Provisioning Across the Continu Architecture

Provisioning sits beneath every other layer of the platform.

Smart Segmentation depends on attributes. Every Smart Segmentation rule reads attribute values populated through provisioning. Wrong values, wrong populations.

Automations depend on segmentation. Every rule-driven assignment, notification, and action is scoped by a segment. The segment is downstream of the attribute. The attribute is downstream of provisioning.

Reporting depends on user populations. Every meaningful report is scoped to a population defined by Smart Segmentation. If provisioning is missing users — or marking them wrong — reports will mislead.

Notifications depend on user data. Email addresses, preferred names, language preferences — all originate in source systems. Bad data means bad sends.

Workshops depend on user identity. Attendance tracking ties workshop participation to user records. If users don't exist in Continu, they can't attend. If they exist with wrong identifiers, attendance won't sync correctly.

A well-designed provisioning practice is clear sources of truth + documented mappings + regular audits + defensive segment design + a relationship with the source-system teams. The platform handles delivery once data arrives. Your job is to make sure the data arrives — and is correct.

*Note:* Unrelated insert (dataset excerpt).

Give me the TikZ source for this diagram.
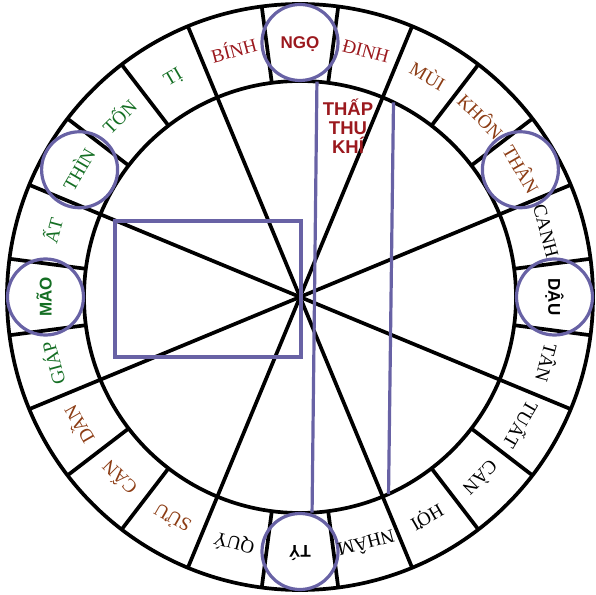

External Audience Patterns

External audiences require the most careful provisioning, because the source systems are typically managed by other teams (or by the partners/customers themselves) and the data quality varies more.

Partner provisioning. Build the contract with your PRM team. Source attributes typically include partner organization, partner contact role, tier, region, certification status, activation date, and partner manager assignment. Confirm sync cadence — daily is fine for most partner programs; real-time is better for activation events that should immediately trigger onboarding. Audit partner segments quarterly; partner data changes constantly.

Customer admin provisioning. Build the contract with your customer success operations team. Source attributes typically include customer organization, customer admin role, lifecycle stage, plan, contract dates, and CSM assignment. Coordinate lifecycle stage definitions explicitly — your "onboarding" must mean the same thing as their "implementation" or your reports will diverge.

Channel rep provisioning. Channel programs often pull from multiple sources at once — a master distributor system, individual reseller PRMs, and sometimes self-service registration. Design carefully for de-duplication; the same channel rep may exist in multiple sources with slightly different identifiers.

Franchise operator provisioning. Franchise systems are often custom-built or industry-specific, and the integration is typically API-driven. Source attributes typically include franchise location, ownership type, operator role, regional manager, and audit status. Franchise data changes less often than partner or customer data, but the changes are higher-stakes (a new operator running a location).

A note on data hygiene for external audiences. Every external sync is downstream of a system you don't fully control. Build segments defensively. Plan for nulls. Audit populations regularly. The cleanest external provisioning still produces less reliable data than the messiest internal HRIS.


Internal Audience Patterns

Internal provisioning is typically the cleanest because the HRIS is a single source of truth managed by a team you can talk to.

  • HRIS-driven employee sync — the standard pattern. Real-time or near-real-time, full attribute set, reliable. Most internal automations should key off HRIS attributes.
  • SSO/IdP-driven creation — useful when you want users to exist on first login but don't want to wait for HRIS sync (for example, contingent workers or contractors who use SSO but aren't full employees in the HRIS).
  • Manual exceptions — for users who don't fit any source system (board members, advisors, specific contractors). Document them so they don't accumulate as orphans.

Internal provisioning is typically a "set up well, then maintain quietly" pattern. The hard work is the initial design; ongoing maintenance is mostly about catching field mapping drift when the HRIS team makes changes.


Known Behaviors and Limits

A few things worth knowing in advance:

  • Sync timing varies by integration type. Real-time integrations propagate within seconds; scheduled integrations may take hours; manual syncs wait until someone runs them. Confirm what your team has configured.
  • A failed sync may not be loud. Some integrations fail silently. Audit the integration health on a recurring cadence — don't wait for a downstream program to misbehave.
  • Source-system unavailability does not delete users in Continu. If your HRIS goes down, existing Continu users persist with their last-known attribute values. New users won't provision until the integration is restored.
  • Reactivation behavior depends on configuration. When a deactivated user is reactivated in the source, Continu may create a new record or restore the old one — depending on how unique-identifier matching is configured.
  • Bulk syncs take time. A first-time sync of 50,000 users does not complete instantly. Plan integration cutovers with the processing time in mind.
  • Cross-system collisions can produce duplicates. A partner contact who also appears in your CRM as a customer admin may end up with two user records unless de-duplication is configured. Watch for this in mixed B2B2C deployments.
  • Field changes at the source can ripple unexpectedly. When the HRIS team renames a field, your mapping may break silently — segments stop matching, automations stop firing. Quarterly audits catch these.
  • SSO-only users may have sparse attribute data. A user created on first login via SSO carries only the attributes the SSO assertion provides. The rest populate when another sync source catches up — or stay empty.

Where to Go Next

Suggested next reads:

  • How Continu Works — the foundational architecture article
  • Smart Segmentation: Designing Populations That Maintain Themselves
  • Designing Assignments: Direct vs. Automated
  • Automation Design Best Practices
  • Reporting: Which Report Should I Use?

If you take only one thing from this guide, take this:

Continu is downstream of your source systems. The platform is only as accurate as the data flowing in. Define the contract. Document the mapping. Audit the populations. The whole stack — segmentation, automation, reporting, notifications — depends on what's underneath.

Get the data right at the source. Everything downstream gets easier. Skip this layer and every downstream layer compensates for it badly.